## start

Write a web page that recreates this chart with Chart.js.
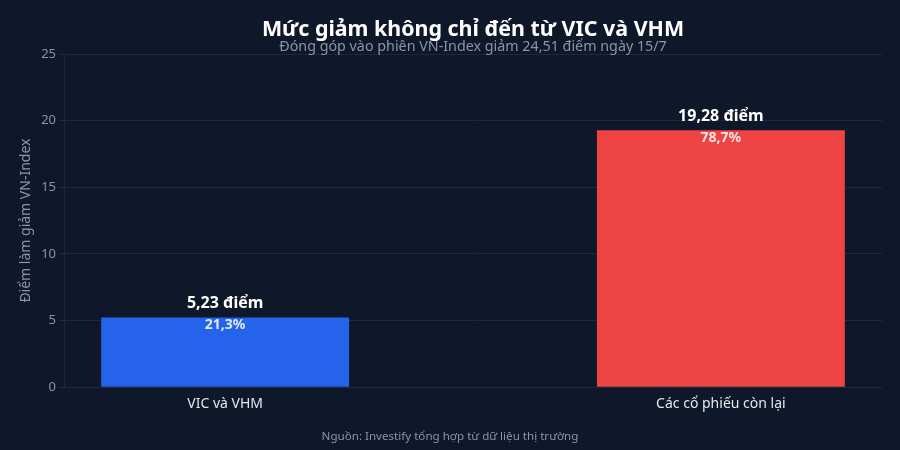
<!DOCTYPE html>
<html>
<head>
<meta charset="utf-8">
<script src="https://cdn.jsdelivr.net/npm/chart.js@4"></script>
<style>
  html, body { margin: 0; padding: 0; background: #0f172a; }
  #wrap { width: 900px; height: 450px; }
</style>
</head>
<body>
<div id="wrap"><canvas id="chartDong"></canvas></div>
<script>
var tieuDe = "Mức giảm không chỉ đến từ VIC và VHM"
var phuDe = "Đóng góp vào phiên VN-Index giảm 24,51 điểm ngày 15/7"
var nguon = "Nguồn: Investify tổng hợp từ dữ liệu thị trường"

var nhom = ["VIC và VHM", "Các cổ phiếu còn lại"]
var diem = [5.23, 19.28]
var nhanDiem = ["5,23 điểm", "19,28 điểm"]
var nhanPhanTram = ["21,3%", "78,7%"]
var mauCot = ["#2563eb", "#ef4444"]
var yTicks = [0, 5, 10, 15, 20, 25]

var FONT = "'Noto Sans', 'DejaVu Sans', sans-serif"

// ve tieu de, nhan tren cot, nguon
const pluginNhan = {
  id: 'pluginNhan',
  afterDatasetsDraw(chart) {
    const ctx = chart.ctx
    const area = chart.chartArea
    const cx = (area.left + area.right) / 2
    ctx.save()
    ctx.textAlign = 'center'
    ctx.textBaseline = 'middle'

    ctx.fillStyle = '#ffffff'
    ctx.font = 'bold 21.4px ' + FONT
    ctx.fillText(tieuDe, cx, 30)
    ctx.fillStyle = '#8b95a5'
    ctx.font = '14.3px ' + FONT
    ctx.fillText(phuDe, cx, 47)

    const meta = chart.getDatasetMeta(0)
    meta.data.forEach(function (bar, i) {
      ctx.fillStyle = '#ffffff'
      ctx.font = 'bold 16px ' + FONT
      ctx.fillText(nhanDiem[i], bar.x, bar.y - 14)
      ctx.fillStyle = 'rgba(255,255,255,0.85)'
      ctx.font = 'bold 14px ' + FONT
      ctx.fillText(nhanPhanTram[i], bar.x, bar.y + 8)
    })

    ctx.fillStyle = '#8b95a5'
    ctx.font = '11.6px ' + FONT
    ctx.fillText(nguon, chart.width / 2, 437)
    ctx.restore()
  }
}

const ctxDong = document.getElementById('chartDong')

new Chart(ctxDong, {
  type: 'bar',
  data: {
    datasets: [{
      data: diem.map(function (v, i) { return { x: i, y: v } }),
      backgroundColor: mauCot,
      borderWidth: 0,
      barPercentage: 0.5,
      categoryPercentage: 1
    }]
  },
  options: {
    responsive: true,
    maintainAspectRatio: false,
    animation: false,
    layout: { padding: { top: 54, right: 18, bottom: 30, left: 0 } },
    plugins: {
      legend: { display: false },
      tooltip: { enabled: false }
    },
    scales: {
      x: {
        type: 'linear',
        offset: false,
        min: -0.325,
        max: 1.325,
        afterBuildTicks: function (scale) {
          scale.ticks = nhom.map(function (n, i) { return { value: i } })
        },
        ticks: {
          color: '#e2e8f0',
          font: { family: FONT, size: 14 },
          padding: 8,
          maxRotation: 0,
          callback: function (v) { return nhom[v] }
        },
        grid: { display: false, drawTicks: false },
        border: { display: false }
      },
      y: {
        min: 0,
        max: 25,
        afterBuildTicks: function (scale) {
          scale.ticks = yTicks.map(function (v) { return { value: v } })
        },
        afterFit: function (scale) { scale.width = 64 },
        ticks: {
          color: '#8b95a5',
          font: { family: FONT, size: 13 },
          padding: 3
        },
        grid: { color: '#1e293b', tickLength: 5 },
        border: { color: '#1e293b' },
        title: {
          display: true,
          text: 'Điểm làm giảm VN-Index',
          color: '#8b95a5',
          font: { family: FONT, size: 14 },
          padding: { top: 18, bottom: 0 }
        }
      }
    }
  },
  plugins: [pluginNhan]
})
</script>
</body>
</html>
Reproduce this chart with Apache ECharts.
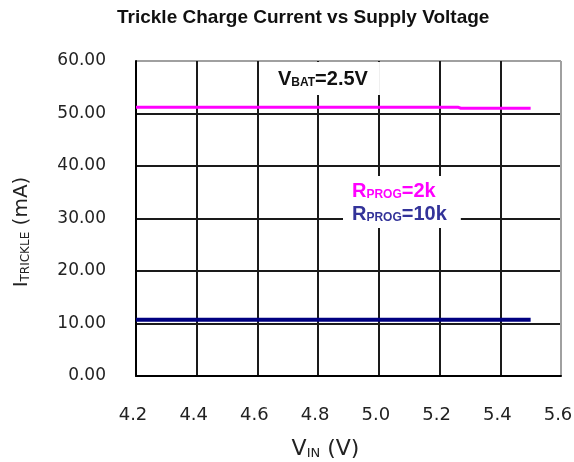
<!DOCTYPE html>
<html>
<head>
<meta charset="utf-8">
<script src="https://cdn.jsdelivr.net/npm/echarts@6/dist/echarts.min.js"></script>
<style>
  html, body { margin: 0; padding: 0; background: #fff; }
  #main { width: 574px; height: 462px; }
</style>
</head>
<body>
<div id="main"></div>
<script>
var chart = echarts.init(document.getElementById('main'));

// supply voltage (V)
var vin = [4.2, 4.4, 4.6, 4.8, 5.0, 5.2, 5.26, 5.27, 5.4, 5.5];
// trickle current (mA)
var rprog2k = [51.2, 51.2, 51.2, 51.2, 51.2, 51.2, 51.2, 51.0, 51.0, 51.0];
var rprog10k = [10.7, 10.7, 10.7, 10.7, 10.7, 10.7, 10.7, 10.7, 10.7, 10.7];

var xTicks = [4.2, 4.4, 4.6, 4.8, 5.0, 5.2, 5.4, 5.6];
var yTicks = [0, 10, 20, 30, 40, 50, 60];

function pairs(xs, ys) {
   return xs.map(function (x, i) { return [x, ys[i]]; });
}

// last split line (top / right border) is grey, the rest dark
function gridColors(ticks) {
   return ticks.map(function (t, i) { return i === ticks.length - 1 ? '#a0a0a0' : '#1a1a1a'; });
}

var option = {
   animation: false,
   backgroundColor: '#fff',
   title: {
      text: 'Trickle Charge Current vs Supply Voltage',
      left: 112,
      top: 3,
      textStyle: {
         fontFamily: 'Liberation Sans',
         fontSize: 19,
         fontWeight: 'bold',
         color: '#111'
      }
   },
   grid: {
      left: 136,
      right: 13,
      top: 61,
      bottom: 86,
      outerBoundsMode: 'none'
   },
   xAxis: {
      type: 'value',
      min: 4.2,
      max: 5.6,
      interval: 0.2,
      name: '{m|V}{s|IN}{m| (V)}',
      nameLocation: 'middle',
      nameGap: 58,
      nameTextStyle: {
         padding: [0, 46, 0, 0],
         rich: {
            m: { fontFamily: 'DejaVu Sans', fontSize: 22, color: '#222', verticalAlign: 'bottom', lineHeight: 26 },
            s: { fontFamily: 'DejaVu Sans', fontSize: 13, color: '#222', verticalAlign: 'bottom', lineHeight: 20 }
         }
      },
      axisLine: { show: true, lineStyle: { color: '#000', width: 2 } },
      axisTick: { show: false },
      axisLabel: {
         margin: 30,
         padding: [0, 6, 0, 0],
         fontFamily: 'DejaVu Sans',
         fontSize: 18,
         color: '#222',
         formatter: function (v) { return v.toFixed(1); }
      },
      splitLine: {
         show: true,
         lineStyle: { color: gridColors(xTicks), width: 2 }
      }
   },
   yAxis: {
      type: 'value',
      min: 0,
      max: 60,
      interval: 10,
      name: '{m|I}{s|TRICKLE}{m| (mA)}',
      nameLocation: 'middle',
      nameGap: 104,
      nameRotate: 90,
      nameTextStyle: {
         padding: [0, 27, 0, 0],
         rich: {
            m: { fontFamily: 'DejaVu Sans', fontSize: 20, color: '#222', verticalAlign: 'bottom', lineHeight: 24 },
            s: { fontFamily: 'DejaVu Sans', fontSize: 12, color: '#222', verticalAlign: 'bottom', lineHeight: 19 }
         }
      },
      axisLine: { show: true, lineStyle: { color: '#000', width: 2 } },
      axisTick: { show: false },
      axisLabel: {
         margin: 30,
         fontFamily: 'DejaVu Sans',
         fontSize: 17,
         color: '#222',
         formatter: function (v) { return v.toFixed(2); }
      },
      splitLine: {
         show: true,
         lineStyle: { color: gridColors(yTicks), width: 2 }
      }
   },
   graphic: [
      {
         type: 'text',
         left: 268,
         top: 62,
         z: 10,
         style: {
            text: '{b|V}{s|BAT}{b|=2.5V}',
            backgroundColor: '#fff',
            padding: [5, 12, 6, 10],
            rich: {
               b: { fontFamily: 'Liberation Sans', fontWeight: 'bold', fontSize: 20, fill: '#111', verticalAlign: 'bottom', lineHeight: 22 },
               s: { fontFamily: 'Liberation Sans', fontWeight: 'bold', fontSize: 12, fill: '#111', verticalAlign: 'bottom', lineHeight: 17 }
            }
         }
      },
      {
         type: 'text',
         left: 343,
         top: 176,
         z: 10,
         style: {
            text: '{p|R}{ps|PROG}{p|=2k}\n{q|R}{qs|PROG}{q|=10k}',
            backgroundColor: '#fff',
            padding: [2, 14, 4, 9],
            rich: {
               p: { fontFamily: 'Liberation Sans', fontWeight: 'bold', fontSize: 20, fill: '#ff00ff', verticalAlign: 'bottom', lineHeight: 23 },
               ps: { fontFamily: 'Liberation Sans', fontWeight: 'bold', fontSize: 12, fill: '#ff00ff', verticalAlign: 'bottom', lineHeight: 18 },
               q: { fontFamily: 'Liberation Sans', fontWeight: 'bold', fontSize: 20, fill: '#333399', verticalAlign: 'bottom', lineHeight: 23 },
               qs: { fontFamily: 'Liberation Sans', fontWeight: 'bold', fontSize: 12, fill: '#333399', verticalAlign: 'bottom', lineHeight: 18 }
            }
         }
      }
   ],
   series: [
      {
         name: 'RPROG=2k',
         type: 'line',
         symbol: 'none',
         z: 3,
         lineStyle: { color: '#ff00ff', width: 3 },
         data: pairs(vin, rprog2k)
      },
      {
         name: 'RPROG=10k',
         type: 'line',
         symbol: 'none',
         z: 3,
         lineStyle: { color: '#000080', width: 4 },
         data: pairs(vin, rprog10k)
      }
   ]
};
chart.setOption(option);
</script>
</body>
</html>
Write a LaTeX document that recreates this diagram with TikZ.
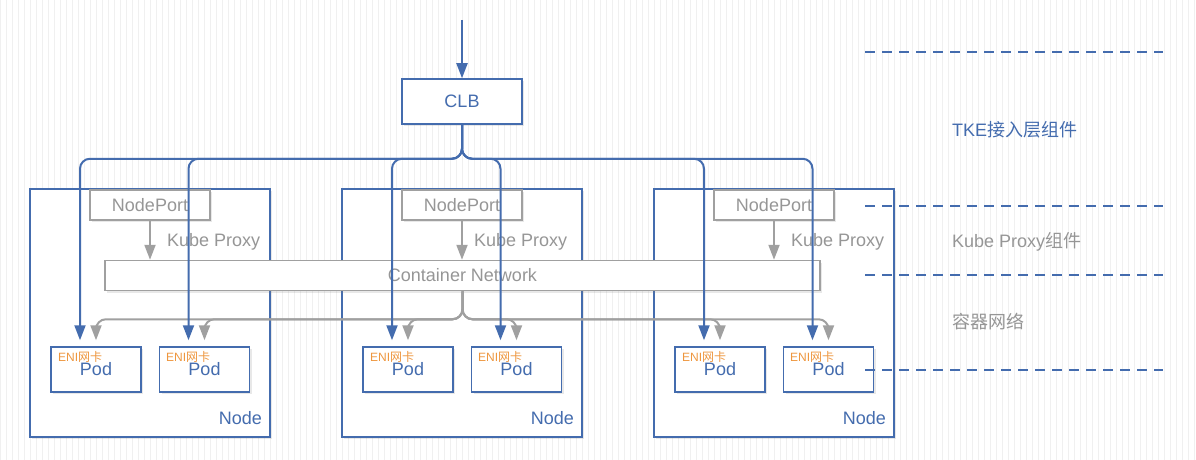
\documentclass[tikz,border=0pt]{standalone}
\usepackage{fontspec}
\setmainfont{Liberation Sans}
\newfontfamily\cjk{Noto Sans CJK SC}
\usetikzlibrary{arrows.meta,shadows}

\definecolor{clbblue}{RGB}{68,108,174}
\definecolor{netgray}{RGB}{160,160,160}
\definecolor{labelgray}{RGB}{150,150,150}
\definecolor{eniorange}{RGB}{238,150,62}
\definecolor{gridgray}{RGB}{240,240,240}

\tikzset{
  gridline/.style={draw=gridgray, line width=0.7, step=6},
  boxshadow/.style={drop shadow={shadow xshift=2pt, shadow yshift=-2pt, opacity=0.18}},
  hostbox/.style={draw=clbblue, line width=1.5, fill=white, minimum width=240, minimum height=248, boxshadow},
  clbbox/.style={draw=clbblue, line width=1.5, fill=white, minimum width=120, minimum height=45, text=clbblue, font=\fontsize{18pt}{20pt}\selectfont, boxshadow},
  portbox/.style={draw=netgray, line width=1.5, fill=white, minimum width=120, minimum height=30, text=labelgray, font=\fontsize{18pt}{20pt}\selectfont, boxshadow},
  netbox/.style={draw=netgray, line width=1.5, fill=white, minimum width=715, minimum height=30, text=labelgray, font=\fontsize{18pt}{20pt}\selectfont, boxshadow},
  podbox/.style={draw=clbblue, line width=1.5, fill=white, minimum width=90, minimum height=45, inner sep=0, text=clbblue, font=\fontsize{18pt}{20pt}\selectfont, boxshadow},
  bluetext/.style={text=clbblue, inner sep=0, font=\fontsize{18pt}{20pt}\selectfont},
  graytext/.style={text=labelgray, inner sep=0, font=\fontsize{18pt}{20pt}\selectfont},
  enitext/.style={text=eniorange, inner sep=0, font=\fontsize{12pt}{14pt}\selectfont},
  bluearrow/.style={draw=clbblue, line width=2, -{Triangle[width=11pt,length=15pt]}},
  grayarrow/.style={draw=netgray, line width=2, -{Triangle[width=11pt,length=15pt]}},
  divline/.style={draw=clbblue, line width=2, dash pattern=on 10pt off 7pt}
}

\begin{document}
\begin{tikzpicture}[x=1pt, y=-1pt]
% Canvas and background grid
\useasboundingbox (0,0) rectangle (1196,460);
\draw[gridline] (0,0) grid (1196,460);

% Node boxes
\node[hostbox] (node1) at (150,313) {};
\node[hostbox] (node2) at (462,313) {};
\node[hostbox] (node3) at (774,313) {};
\node[bluetext, anchor=base east] (node1lbl) at (262,424) {Node};
\node[bluetext, anchor=base east] (node2lbl) at (574,424) {Node};
\node[bluetext, anchor=base east] (node3lbl) at (886,424) {Node};

% NodePort boxes
\node[portbox] (port1) at (150,205) {NodePort};
\node[portbox] (port2) at (462,205) {NodePort};
\node[portbox] (port3) at (774,205) {NodePort};

% Container network across all nodes
\node[netbox] (cnet) at (462.5,275.5) {Container Network};

% Kube proxy arrows
\draw[grayarrow] (port1.south) -- (port1.south |- cnet.north);
\draw[grayarrow] (port2.south) -- (port2.south |- cnet.north);
\draw[grayarrow] (port3.south) -- (port3.south |- cnet.north);
\node[graytext, anchor=base west] (proxy1) at (167,246) {Kube Proxy};
\node[graytext, anchor=base west] (proxy2) at (474,246) {Kube Proxy};
\node[graytext, anchor=base west] (proxy3) at (791,246) {Kube Proxy};

% Pods with ENI cards
\node[podbox] (pod1a) at (96,369.5) {Pod};
\node[podbox] (pod1b) at (204.5,369.5) {Pod};
\node[podbox] (pod2a) at (408,369.5) {Pod};
\node[podbox] (pod2b) at (516.5,369.5) {Pod};
\node[podbox] (pod3a) at (720,369.5) {Pod};
\node[podbox] (pod3b) at (828.5,369.5) {Pod};
\node[enitext, anchor=base west] (eni1a) at (58,361) {ENI{\cjk 网卡}};
\node[enitext, anchor=base west] (eni1b) at (166,361) {ENI{\cjk 网卡}};
\node[enitext, anchor=base west] (eni2a) at (370,361) {ENI{\cjk 网卡}};
\node[enitext, anchor=base west] (eni2b) at (478,361) {ENI{\cjk 网卡}};
\node[enitext, anchor=base west] (eni3a) at (682,361) {ENI{\cjk 网卡}};
\node[enitext, anchor=base west] (eni3b) at (790,361) {ENI{\cjk 网卡}};

% Container network to pods
\draw[grayarrow, rounded corners=10, shorten >=6] (cnet.south) -- ++(0,28) -| (pod1a.north);
\draw[grayarrow, rounded corners=10, shorten >=6] (cnet.south) -- ++(0,28) -| (pod1b.north);
\draw[grayarrow, rounded corners=10, shorten >=6] (cnet.south) -- ++(0,28) -| (pod2a.north);
\draw[grayarrow, rounded corners=10, shorten >=6] (cnet.south) -- ++(0,28) -| (pod2b.north);
\draw[grayarrow, rounded corners=10, shorten >=6] (cnet.south) -- ++(0,28) -| (pod3a.north);
\draw[grayarrow, rounded corners=10, shorten >=6] (cnet.south) -- ++(0,28) -| (pod3b.north);

% Incoming traffic and CLB
\coordinate (entry) at (462,20);
\node[clbbox] (clb) at (462,101.5) {CLB};
\draw[bluearrow] (entry) -- (clb.north);

% CLB straight to pods
\draw[bluearrow, rounded corners=10, shorten >=6] (clb.south) -- ++(0,34) -| ([xshift=-16pt]pod1a.north);
\draw[bluearrow, rounded corners=10, shorten >=6] (clb.south) -- ++(0,34) -| ([xshift=-16pt]pod1b.north);
\draw[bluearrow, rounded corners=10, shorten >=6] (clb.south) -- ++(0,34) -| ([xshift=-16pt]pod2a.north);
\draw[bluearrow, rounded corners=10, shorten >=6] (clb.south) -- ++(0,34) -| ([xshift=-16pt]pod2b.north);
\draw[bluearrow, rounded corners=10, shorten >=6] (clb.south) -- ++(0,34) -| ([xshift=-16pt]pod3a.north);
\draw[bluearrow, rounded corners=10, shorten >=6] (clb.south) -- ++(0,34) -| ([xshift=-16pt]pod3b.north);

% Layer dividers and legend
\draw[divline] (865,52) -- (1163,52);
\draw[divline] (865,206) -- (1163,206);
\draw[divline] (865,275) -- (1163,275);
\draw[divline] (865,370) -- (1163,370);
\node[bluetext, anchor=base west] (tkelbl) at (952,136) {TKE{\cjk 接入层组件}};
\node[graytext, anchor=base west] (proxylbl) at (952,247) {Kube Proxy{\cjk 组件}};
\node[graytext, anchor=base west] (netlbl) at (952,328) {\cjk 容器网络};
\end{tikzpicture}
\end{document}
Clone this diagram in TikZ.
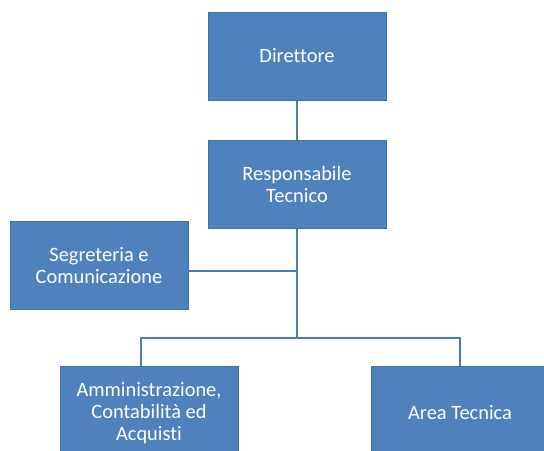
\documentclass[tikz,border=0pt]{standalone}
\usepackage{fontspec}
\setmainfont[Ligatures=NoCommon]{Carlito}
\definecolor{boxblue}{HTML}{4F81BD}
\definecolor{boxedge}{HTML}{41719C}
\definecolor{linkblue}{HTML}{4A7EBB}

\begin{document}
\begin{tikzpicture}[x=0.5pt,y=-0.5pt,
    orgbox/.style={draw=boxedge,fill=boxblue,line width=0.5pt,text=white,align=center,
        minimum width=89pt,minimum height=44pt,inner sep=2pt,
        font=\fontsize{10.2}{11}\selectfont},
    orglink/.style={draw=linkblue,line width=0.8pt}]
            \useasboundingbox (0,0) rectangle (544,450);
            \node[orgbox] (dir) at (297,56){Direttore};
            \node[orgbox] (resp) at (297,184.5){Responsabile\\Tecnico};
            \node[orgbox] (segr) at (99,265.5){Segreteria e\\Comunicazione};
            % bottom row runs off the lower edge
            \node[orgbox,minimum height=47pt] (amm) at (149,413){Amministrazione,\\Contabilità ed\\Acquisti};
            \node[orgbox,minimum height=47pt] (area) at (460,413){Area Tecnica};
            \coordinate (segjoin) at (297,271);
            \coordinate (bus) at (297,338);
            \draw[orglink] (dir) -- (resp);
            \draw[orglink] (resp.south) -- (bus);
            \draw[orglink] (segjoin) -- (segjoin -| segr.east);
            \draw[orglink] ([xshift=-4pt]amm.north) |- (bus) -| (area.north);
        \end{tikzpicture}
\end{document}
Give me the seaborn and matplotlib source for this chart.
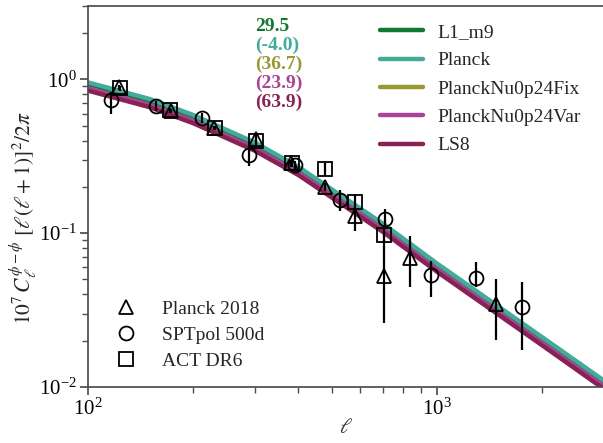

## end

#### [Instructions to follow]
Above are the records; repeat their lines from the first through the line containing "Investify tổng hợp", and leave out each picture.

#### [Complete output]
Write a web page that recreates this chart with Chart.js.
<!DOCTYPE html>
<html>
<head>
<meta charset="utf-8">
<script src="https://cdn.jsdelivr.net/npm/chart.js@4"></script>
<style>
  html, body { margin: 0; padding: 0; background: #0f172a; }
  #wrap { width: 900px; height: 450px; }
</style>
</head>
<body>
<div id="wrap"><canvas id="chartDong"></canvas></div>
<script>
var tieuDe = "Mức giảm không chỉ đến từ VIC và VHM"
var phuDe = "Đóng góp vào phiên VN-Index giảm 24,51 điểm ngày 15/7"
var nguon = "Nguồn: Investify tổng hợp từ dữ liệu thị trường"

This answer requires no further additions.